I am 23 years old. I come home for spring break two months before graduation to find my father has changed all the tables and chairs and moved the pictures on the walls again, indicative of a permanent dissatisfaction so lovingly passed on. I go to the driveway to clean my car, my beautiful blue freedom, and think of all the times he has tried to bribe me to sell it. I think of all of the fights and the grieving in advance. He can’t stand the idea of something well-lived, well-used, and well-risked–to him, the body and mind are to be preserved in a museum. Since I saved up for it on my gap year, he has always been there to remind me that one day soon that will be gone, too.
It’s a wonder I can remember any of this at all, with my clenched fists and fading out. In everything I feel the pulse, the urgency of the need to give in to the constant shifts and rugs-pulled-under. Is there something wrong with me that I am destined to live a life of never coping with never-agains, always feeling ripped and torn? I love the seasons, and I feel even those are too short. I respect that all being exists through cyclical change; I accepted the impermanence of life long ago. But why must it always be a tearing? A severance? It is me, or is it this strange universe that is truly lacking in the art of transition?

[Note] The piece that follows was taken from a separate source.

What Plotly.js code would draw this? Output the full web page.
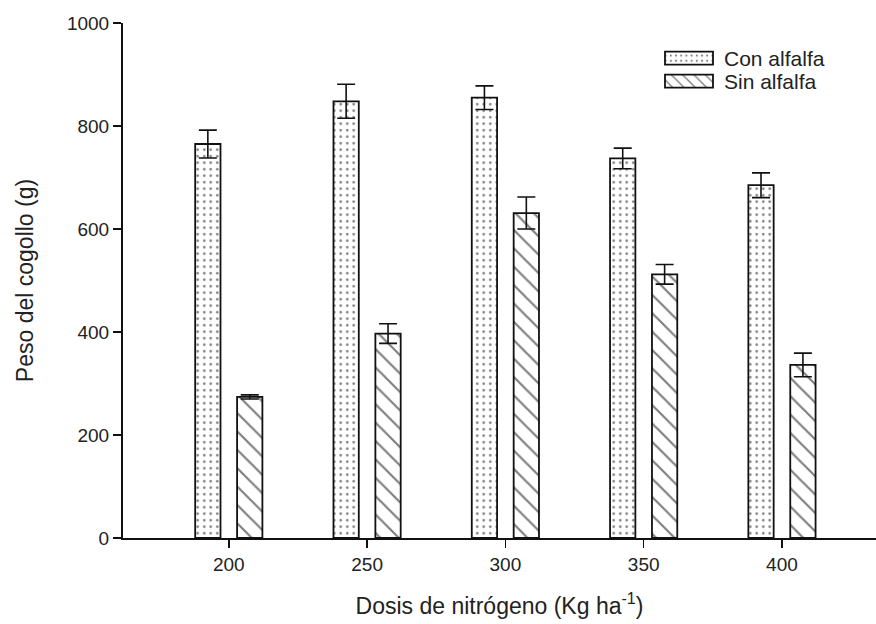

I want to wrap my arms around this big blue planet and dig my heels into the dirt to stop it from spinning. I imagine the violence of being dragged along, the blood-drenched soil from the rock fragments and splinters tearing through my toenails as I try desperately and futilely to resist. I am both hurled along and being passed by. I am running out of time to slow down. I am flung into space at rocket ship speed with one impossible wish: to fall gracefully, so that I may witness comets crossing paths nearby. But I am tethered into orbit by the sheer intensity of my own gravity, so I may never see the stars. I am a supernova sighing with the weight of the universe collapsing in on itself, never to witness the beauty it creates.
I am moments disappearing from memory, a life lived in retrospect, with all the soft vibrance of a smiling photograph in a forgotten album fading to oblivion in the corner of a vintage store. I am the photographer, the book, and the keeper. The photograph is of me, yet I am not the subject, for the moment captured was not my experience. I am merely its ghost, wandering the dusty shelves and powerless to do all but witness the decay of a record of a life not quite lived.